Thursday and Friday the show starts at 7, Saturday is Dinner and a show with dinner starting at 6 and the show starting at 7. Tickets for Thursday and Friday night are $10, Saturday tickets (including dinner) are $25. The show will take place at a crowd favorite venue downtown at Shabby Allie’s Boutique, but in her NEW event space, Taylored Venue and Events, located at 117 Shelby Street.
The show stars Judy Womack as Daisy Werthan, John Collins as Hoke Coleburn and Russell Marshall as Boolie Werthan.
Judy is a familiar face at KTG and has been in multiple play on the KTG stage. Involved in theatre and music for 40+ years, Judy has performed throughout the South East doing leading roles in well over 100 productions: Plays, Musicals, Outdoor Dramas, Dinner Theatre, and the Opera HANSEL AND GRETEL. She has appeared in films and on national T.V., has done commercials and voice-overs (the latest being the voice of the White Witch of Narnia at Warriers Path Park Boundless Playground). A professional Storyteller, Judy has taught high school Drama/Theatre and conducted drama and storytelling workshops in various venues, including schools, libraries, The Kingsport Ballet, Theatre Bristol, and a class at Barter Theatre. She has directed several plays and musicals, among them THE WIZARD OF OZ and HONK at Kingsport Theatre Guild. A recipient of a 2006 Distinguished Artist Award presented by the Arts Council of Greater Kingsport, Judy currently serves as Producing Director of The Off-Broad Street Players, a traveling troupe specializing in Dinner Theatre Murder Mysteries.

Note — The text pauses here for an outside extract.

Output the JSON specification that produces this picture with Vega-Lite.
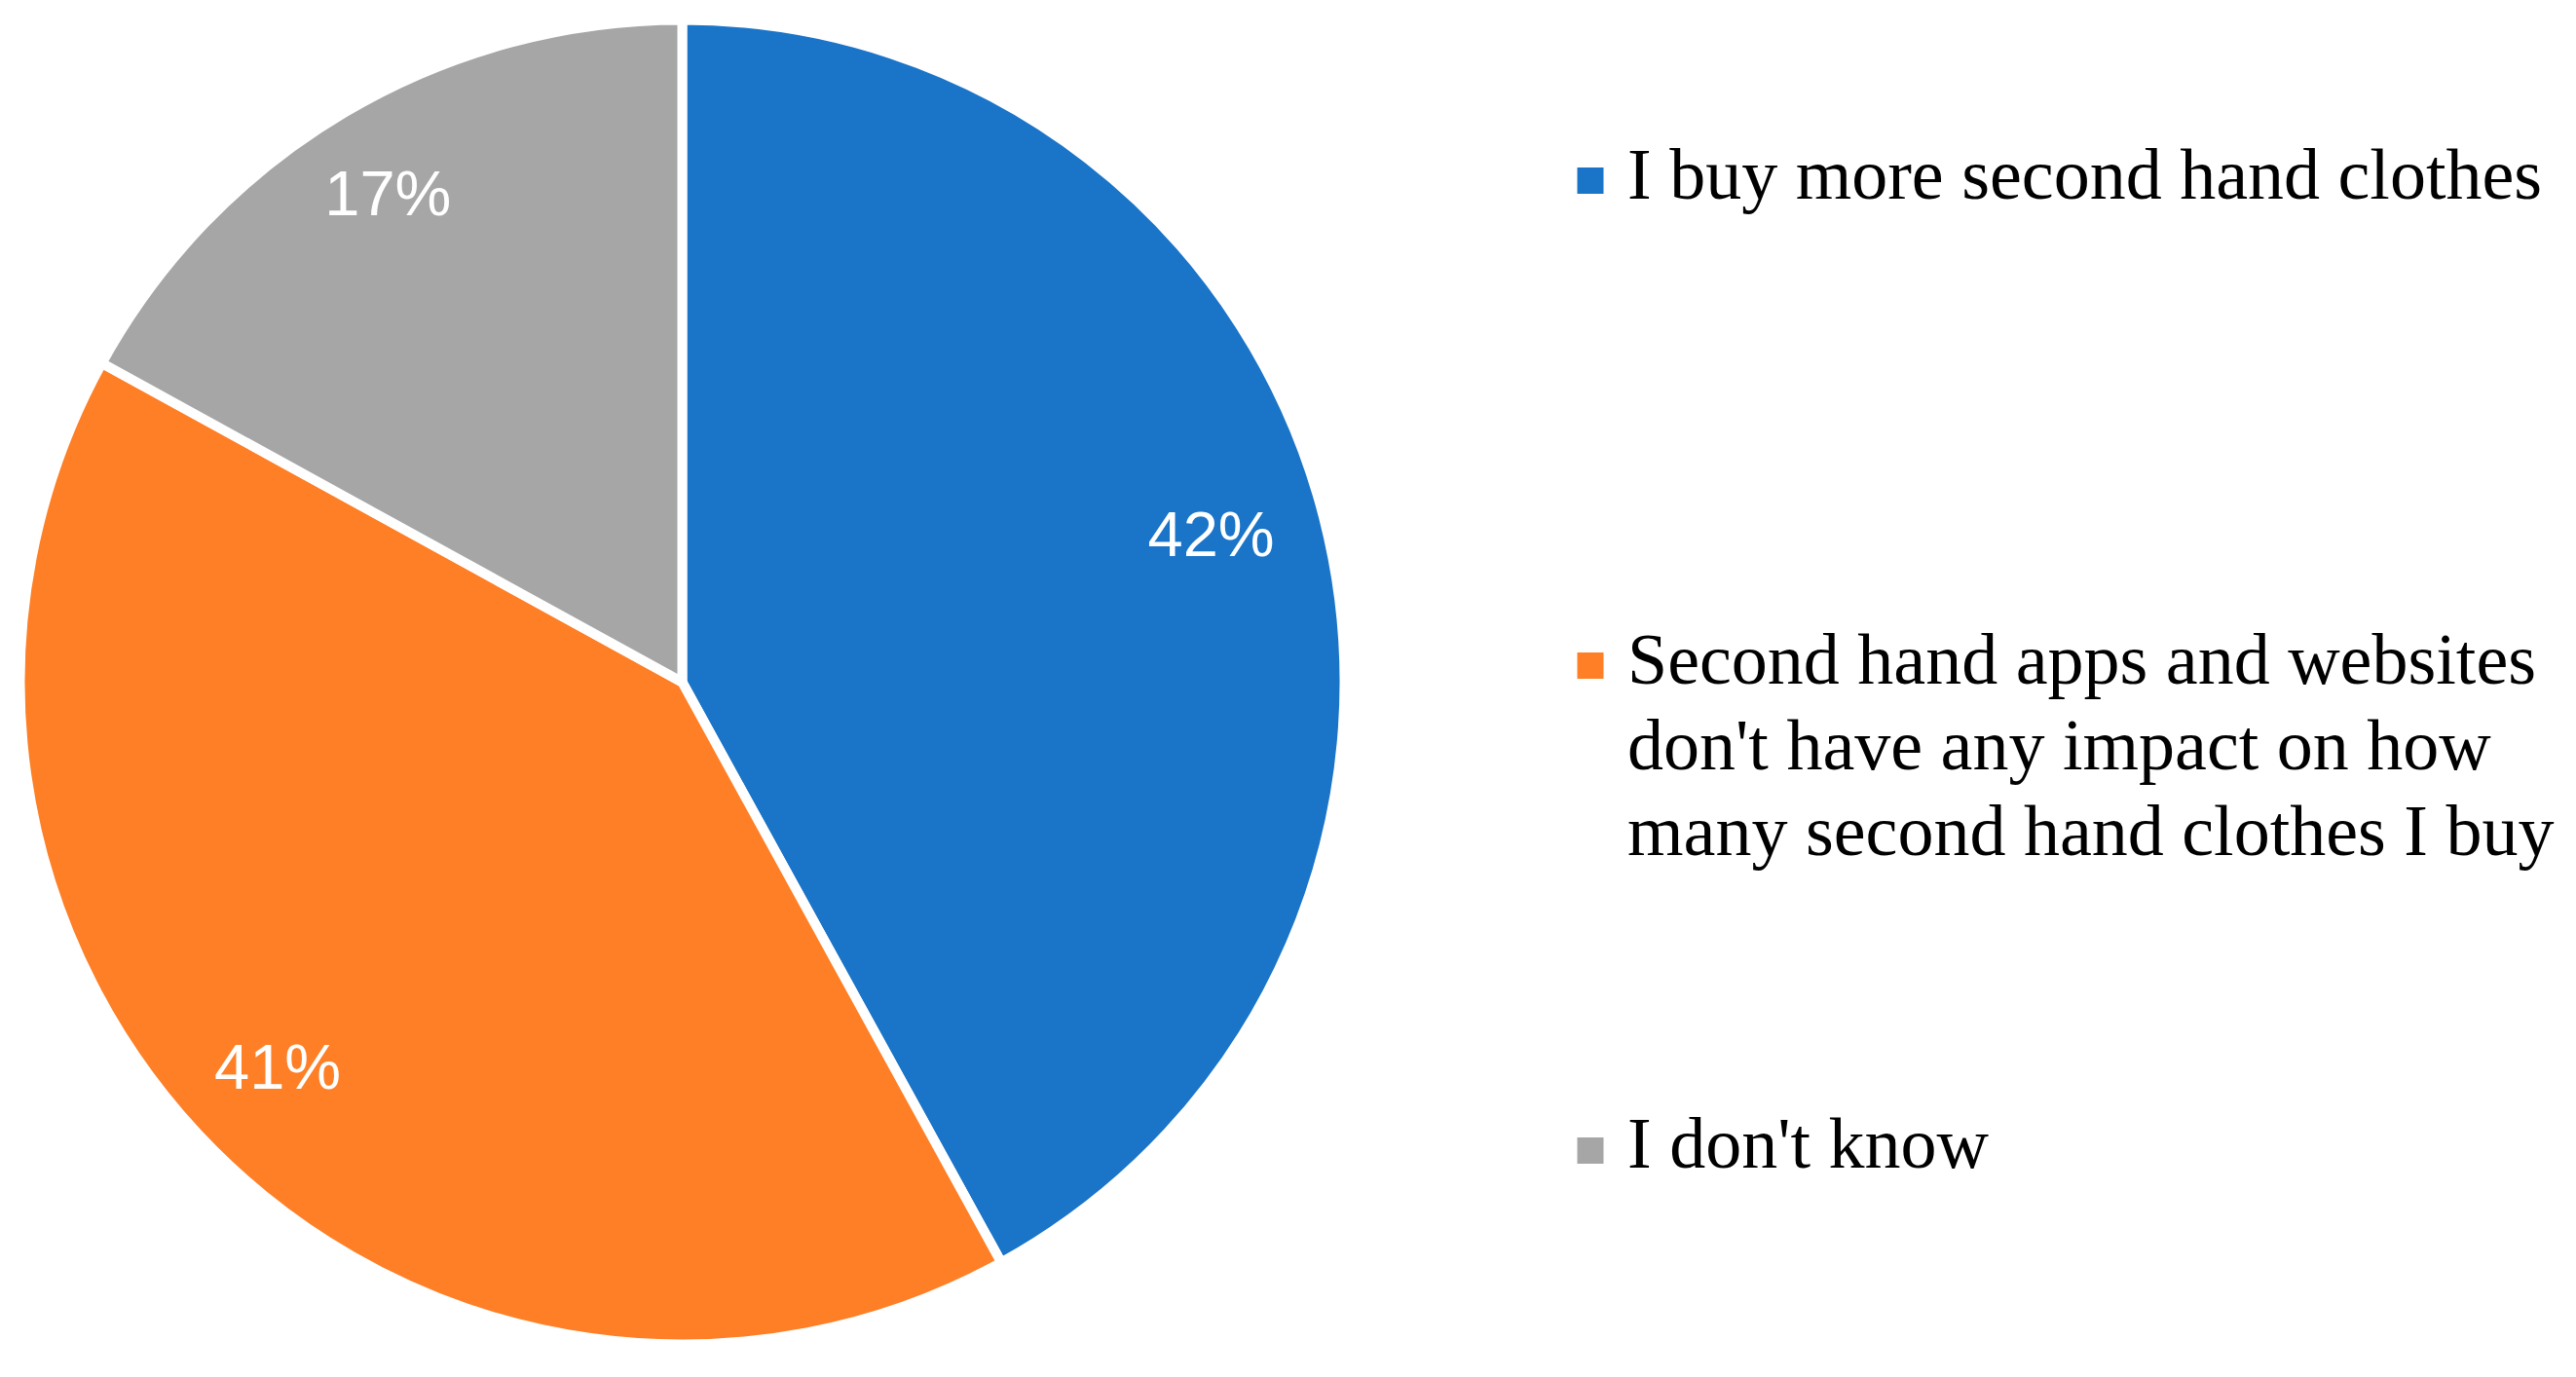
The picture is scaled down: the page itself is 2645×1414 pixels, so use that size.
{
  "$schema": "https://vega.github.io/schema/vega-lite/v6.json",
  "padding": 0,
  "background": "white",
  "spacing": 234,
  "bounds": "flush",
  "config": {"view": {"stroke": null}},
  "data": {
    "values": [
      {"category": "I buy more second hand clothes", "legend": "I buy more second hand clothes", "value": 42, "label": "42%", "order": 1},
      {"category": "Second hand apps and websites don't have any impact on how many second hand clothes I buy", "legend": "Second hand apps and websites\ndon't have any impact on how\nmany second hand clothes I buy", "value": 41, "label": "41%", "order": 2},
      {"category": "I don't know", "legend": "I don't know", "value": 17, "label": "17%", "order": 3}
    ]
  },
  "hconcat": [
    {
      "width": 1397,
      "height": 1401,
      "encoding": {
        "theta": {"field": "value", "type": "quantitative", "stack": true},
        "order": {"field": "order", "type": "quantitative"},
        "color": {
          "field": "category",
          "type": "nominal",
          "legend": null,
          "scale": {
            "domain": ["I buy more second hand clothes", "Second hand apps and websites don't have any impact on how many second hand clothes I buy", "I don't know"],
            "range": ["#1A74C8", "#FE7F26", "#A6A6A6"]
          }
        }
      },
      "layer": [
        {"mark": {"type": "arc", "radius": 680, "stroke": "white", "strokeWidth": 10}},
        {
          "mark": {"type": "text", "radius": 572, "dx": -11, "dy": -7, "font": "Liberation Sans", "fontSize": 65, "fill": "white", "align": "center", "baseline": "middle"},
          "encoding": {"text": {"field": "label"}, "color": {"value": "white"}}
        }
      ]
    },
    {
      "width": 1000,
      "height": 1367,
      "encoding": {
        "y": {
          "field": "category",
          "type": "ordinal",
          "sort": {"field": "order"},
          "scale": {"type": "point", "padding": 0.3725},
          "axis": null
        },
        "x": {"datum": 0, "type": "quantitative", "scale": {"domain": [0, 1]}, "axis": null}
      },
      "layer": [
        {
          "mark": {"type": "square", "size": 729, "filled": true, "opacity": 1},
          "encoding": {
            "color": {
              "field": "category",
              "type": "nominal",
              "legend": null,
              "scale": {
                "domain": ["I buy more second hand clothes", "Second hand apps and websites don't have any impact on how many second hand clothes I buy", "I don't know"],
                "range": ["#1A74C8", "#FE7F26", "#A6A6A6"]
              }
            }
          }
        },
        {
          "mark": {"type": "text", "align": "left", "baseline": "alphabetic", "dx": 38, "dy": 18, "font": "Liberation Serif", "fontSize": 74, "lineHeight": 88, "lineBreak": "\n", "fill": "black"},
          "encoding": {"text": {"field": "legend"}}
        }
      ]
    }
  ]
}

John Collins has played Hoke Coleburn in almost 15 different productions and is new to KTG. He portrayed Hoke in KTG’s Season Reveal Gala and despite suffering a horrific loss of his home in Johnson City due to fire, he came to audition for the role and won it.
Russell Marshall is not brand new to the stage at KTG, but this is most certainly the largest role he has ever played.
The place is the Deep South, the time 1948, just prior to the civil rights movement. Having recently demolished another car, Daisy Werthan, a rich, sharp-tongued, Jewish widow of seventy-two, is informed by her son, Boolie, that henceforth she must rely on the services of a chauffeur. The person he hires for the job is a thoughtful, unemployed black man, Hoke, whom Miss Daisy immediately regards with disdain and who, in turn, is not impressed with his employer’s patronizing tone and, he believes, her latent prejudice. But, in a series of absorbing scenes spanning twenty-five years, the two, despite their mutual differences, grow ever closer to, and more dependent on, each other, until, eventually, they become almost a couple. Slowly and steadily the dignified, good-natured Hoke breaks down the stern defenses of the ornery old lady, as she teaches him to read and write and, in a gesture of good will and shared concern, invites him to join her at a banquet in honor of Martin Luther King, Jr. and it is movingly clear that they have both come to realize they have more in common than they ever believed possible—and that times and circumstances would ever allow them to publicly admit. Winner of the 1988 Pulitzer Prize and the Outer Critics Circle Award for Best Off-Broadway Play.